Le lait maternel humain est sans doute le plus complexe de tous les mammifères. Il contient plus de 200 molécules de sucre différentes, bien au-dessus de la moyenne des 30-50 trouvées dans le lait de souris ou de vache. Le rôle de chacun de ces sucres et les processus sous-jacents à leurs changements de composition pendant l’allaitement restent un casse-tête scientifique, même si la finalité de ce modèle complexe est très probablement le développement du système immunitaire et du microbiome intestinal de l’enfant. Toutes ces molécules de sucre dans le lait ne sont pas destinées à nourrir le bébé. Certaines sont généralement le premier repas des bactéries qui vont coloniser les intestins du bébé.
Un précurseur de microbiote : La première fonction du lait maternel est de favoriser la colonisation de l’intestin par des communautés bactériennes spécifiques qui vont digérer ces molécules de sucre, précise l’auteur principal, Thierry Hennet, de l’Institut de physiologie de l’Université de Zurich. Le lait maternel est donc en premier lieu une sorte » d’engrais du microbiote « .
Un facteur d’immunité : La seconde fonction, telle que documentée dans la littérature, est de jeter les bases du système immunitaire du nouveau-né. Après la naissance, le lait est riche en anticorps et en molécules qui ralentissent la croissance de bactéries nocives et coordonnent l’activité des globules blancs. D’ailleurs, après un mois, lorsque l’enfant a commencé à développer son propre système immunitaire, la composition du lait maternel évolue avec des niveaux d’anticorps maternels à la baisse de plus de 90%. De la même manière, la diversité des sucres du lait maternel est en forte diminution, ce suggère un besoin moindre de recrutement de communautés bactériennes.

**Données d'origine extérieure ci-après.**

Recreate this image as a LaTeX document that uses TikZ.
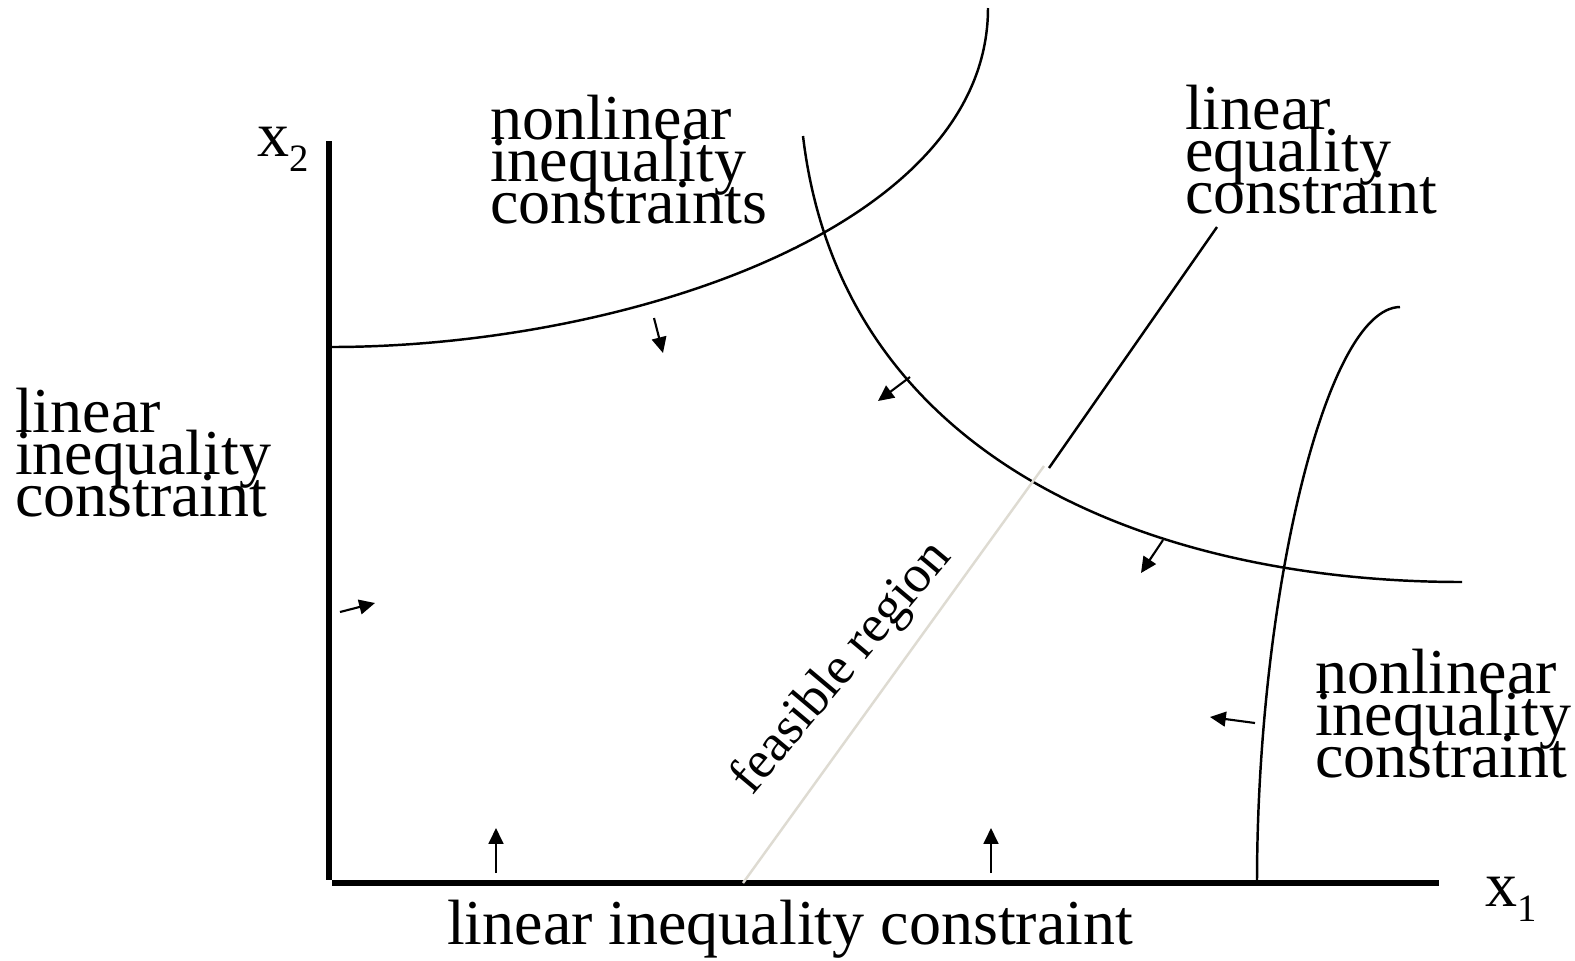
\documentclass[tikz,border=0pt]{standalone}
\usepackage{fontspec}
\setmainfont{Liberation Serif}
\usetikzlibrary{arrows.meta}
\definecolor{faint}{RGB}{222,219,210}
\newcommand{\lstack}[3]{\vtop{\baselineskip=11.95pt\lineskiplimit=-100pt\lineskip=0pt\hbox{#1}\hbox{#2}\hbox{#3}}}
\begin{document}
\begin{tikzpicture}[x=0.01cm,y=-0.01cm,
  lbl/.style={inner sep=0pt, outer sep=0pt, font=\fontsize{18.2}{11.95}\selectfont, anchor=base west},
  curve/.style={line width=0.7pt},
  axis/.style={line width=1.6pt},
  hint/.style={line width=0.6pt, -{Triangle[length=4.5pt,width=4.2pt]}}]
\useasboundingbox (0,0) rectangle (1575,960);
% axes
\coordinate (ytop) at (329,141);
\coordinate (ybot) at (329,880);
\coordinate (xleft) at (332,883);
\coordinate (xright) at (1439,883);
\draw[axis] (ytop) -- (ybot);
\draw[axis] (xleft) -- (xright);
% nonlinear constraint curves
\draw[curve] (331,347) .. controls (620,347) and (988,230) .. (988,8);
\draw[curve] (803,136) .. controls (842,466) and (1162,582) .. (1462,582);
\draw[curve] (1400,307) .. controls (1325,308) and (1257,600) .. (1257,883);
% linear equality constraint
\coordinate (eqA) at (1217,227);
\coordinate (eqB) at (1049,468);
\coordinate (eqC) at (1044,466);
\coordinate (eqD) at (743,883);
\draw[curve] (eqA) -- (eqB);
\draw[line width=0.7pt, faint] (eqC) -- (eqD);
% direction hints
\draw[hint] (654,318) -- (663,353);
\draw[hint] (910,377) -- (878,401);
\draw[hint] (1163,540) -- (1141,573);
\draw[hint] (1255,723) -- (1210,717);
\draw[hint] (340,612) -- (375,603);
\draw[hint] (496,873) -- (496,828);
\draw[hint] (991,873) -- (991,828);
% labels
\node[lbl] (nlA) at (490,139) {\lstack{nonlinear}{inequality}{constraints}};
\node[lbl] (leq) at (1185,129) {\lstack{linear}{equality}{constraint}};
\node[lbl] (lin) at (15,432) {\lstack{linear}{inequality}{constraint}};
\node[lbl] (nlB) at (1315,693) {\lstack{nonlinear}{inequality}{constraint}};
\node[lbl] (linB) at (447,944) {linear inequality constraint};
\node[lbl] (x2lab) at (257,156) {x\raisebox{-4.5pt}{\fontsize{11}{11}\selectfont 2}};
\node[lbl] (x1lab) at (1485,906) {x\raisebox{-4.3pt}{\fontsize{11}{11}\selectfont 1}};
\node[lbl, font=\fontsize{15}{15}\selectfont, rotate=50] (feas) at (752,796) {feasible region};
\end{tikzpicture}
\end{document}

Le lait maternel humain s’enrichit alors en nutriments qui soutiennent la croissance de l’enfant.
Allaiter oui, mais jusqu’à quand ? En dépit des nombreuses fonctions et bénéfices du lait maternel, certains enfants peuvent grandir normalement, en bonne santé sans avoir jamais été allaités ou très peu, ce qui pose évidemment la question de l’allaitement maternel » systématique « . Si l’allaitement maternel est associé à une mortalité infantile, un risque d’infections intestinales et respiratoires considérablement réduits, les auteurs soulignent qu’il existe peu de preuve de ses bénéfices à plus long terme. Sur ce point l’auteur est très prudent : » le lait maternel est le produit de millions d’années d’évolution et possède certainement les nutriments optimaux pour le nouveau-né, mais la question est de savoir sur quelle durée le nouveau-né a vraiment besoin de cet apport ? La décision appartient aux familles, pas aux scientifiques « .

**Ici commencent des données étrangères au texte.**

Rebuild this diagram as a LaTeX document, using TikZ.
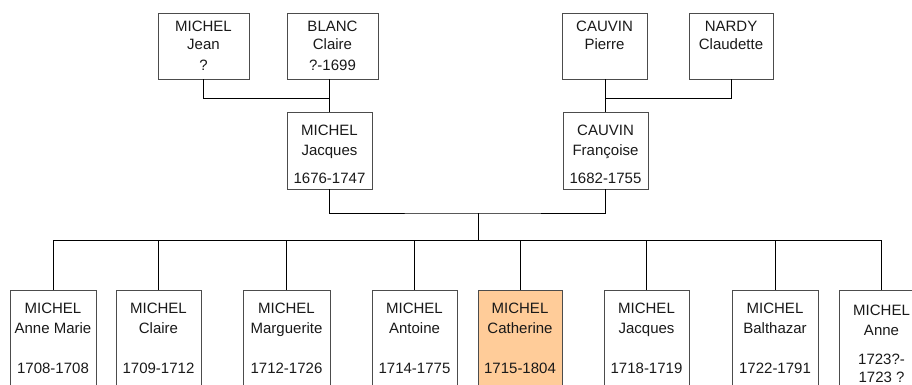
\documentclass[tikz,border=0pt]{standalone}
\usepackage{fontspec}
\setmainfont{Liberation Sans}
\usepackage{xcolor}
\definecolor{selfill}{HTML}{FFCC99}

\tikzset{
  pbox/.style={draw=black!70, line width=0.8pt, rectangle, inner sep=0pt, align=center, text=black!90, font=\fontsize{15}{20}\selectfont},
  topbox/.style={pbox, minimum height=66, font=\fontsize{15}{18}\selectfont},
  midbox/.style={pbox, minimum width=85, minimum height=77},
  kidbox/.style={pbox, minimum height=97},
  link/.style={draw=black, line width=0.8pt}
}

\begin{document}
\begin{tikzpicture}[x=1pt,y=-1pt]
\useasboundingbox (0,0) rectangle (912,385);
\clip (0,0) rectangle (912,385);

%grandparents
\node[topbox, minimum width=91] (jeanM) at (203.5,46) {MICHEL\\Jean\\[3pt]?};
\node[topbox, minimum width=91] (claireB) at (332.5,46) {BLANC\\Claire\\[3pt]?-1699};
\node[topbox, minimum width=85] (pierreC) at (604.5,46) {CAUVIN\\Pierre\\[3pt]\mbox{}};
\node[topbox, minimum width=84] (claudetteN) at (731,46) {NARDY\\Claudette\\[3pt]\mbox{}};

%parents
\node[midbox] (jacquesM) at (329.5,150.5) {\rule{0pt}{19pt}MICHEL\\Jacques\\[8pt]1676-1747};
\node[midbox] (francoiseC) at (605.5,150.5) {\rule{0pt}{19pt}CAUVIN\\Françoise\\[8pt]1682-1755};

%children
\node[kidbox, minimum width=86] (annemarie) at (53,338.5) {MICHEL\\Anne Marie\\[20pt]1708-1708};
\node[kidbox, minimum width=85] (claire) at (158.5,338.5) {MICHEL\\Claire\\[20pt]1709-1712};
\node[kidbox, minimum width=87] (marguerite) at (286.5,338.5) {MICHEL\\Marguerite\\[20pt]1712-1726};
\node[kidbox, minimum width=85] (antoine) at (414.5,338.5) {MICHEL\\Antoine\\[20pt]1714-1775};
\node[kidbox, minimum width=84, fill=selfill] (catherine) at (520,338.5) {MICHEL\\Catherine\\[20pt]1715-1804};
\node[kidbox, minimum width=85] (jacques) at (646.5,338.5) {MICHEL\\Jacques\\[20pt]1718-1719};
\node[kidbox, minimum width=86] (balthazar) at (775,338.5) {MICHEL\\Balthazar\\[20pt]1722-1791};
\node[kidbox, minimum width=85, minimum height=107] (anne) at (881.5,343.5) {MICHEL\\Anne\\[9pt]1723?-\\[-2pt]1723 ?};

%links between generations
\coordinate (mbjoin) at (329.5,98);
\coordinate (cnjoin) at (605.5,98);
\coordinate (pjoin) at (478,213);
\coordinate (bus) at (478,240);
\draw[link] (jeanM.south) |- (mbjoin);
\draw[link] (claireB.south -| jacquesM.north) -- (jacquesM.north);
\draw[link] (pierreC.south -| francoiseC.north) -- (francoiseC.north);
\draw[link] (claudetteN.south) |- (cnjoin);
\draw[link] (jacquesM.south) |- (pjoin) -| (francoiseC.south);
\draw[link] (pjoin) -- (bus);
\draw[link] (annemarie.north |- bus) -- (anne.north |- bus);
\draw[link] (annemarie.north) -- (annemarie.north |- bus);
\draw[link] (claire.north) -- (claire.north |- bus);
\draw[link] (marguerite.north) -- (marguerite.north |- bus);
\draw[link] (antoine.north) -- (antoine.north |- bus);
\draw[link] (catherine.north) -- (catherine.north |- bus);
\draw[link] (jacques.north) -- (jacques.north |- bus);
\draw[link] (balthazar.north) -- (balthazar.north |- bus);
\draw[link] (anne.north) -- (anne.north |- bus);
\end{tikzpicture}
\end{document}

Améliorer encore la compréhension du rôle de l’ensemble des différentes molécules présentes dans le lait maternel, est devenu beaucoup plus facile avec les progrès des technologies de séquençage génétique. Les recherches se poursuivent et les scientifiques ont bon espoir de parvenir à identifier le cocktail d’hormones qui fait la qualité du lait maternel et le rôle exact des communautés bactériennes qu’il permet de recruter, dans l’intestin du nourrisson.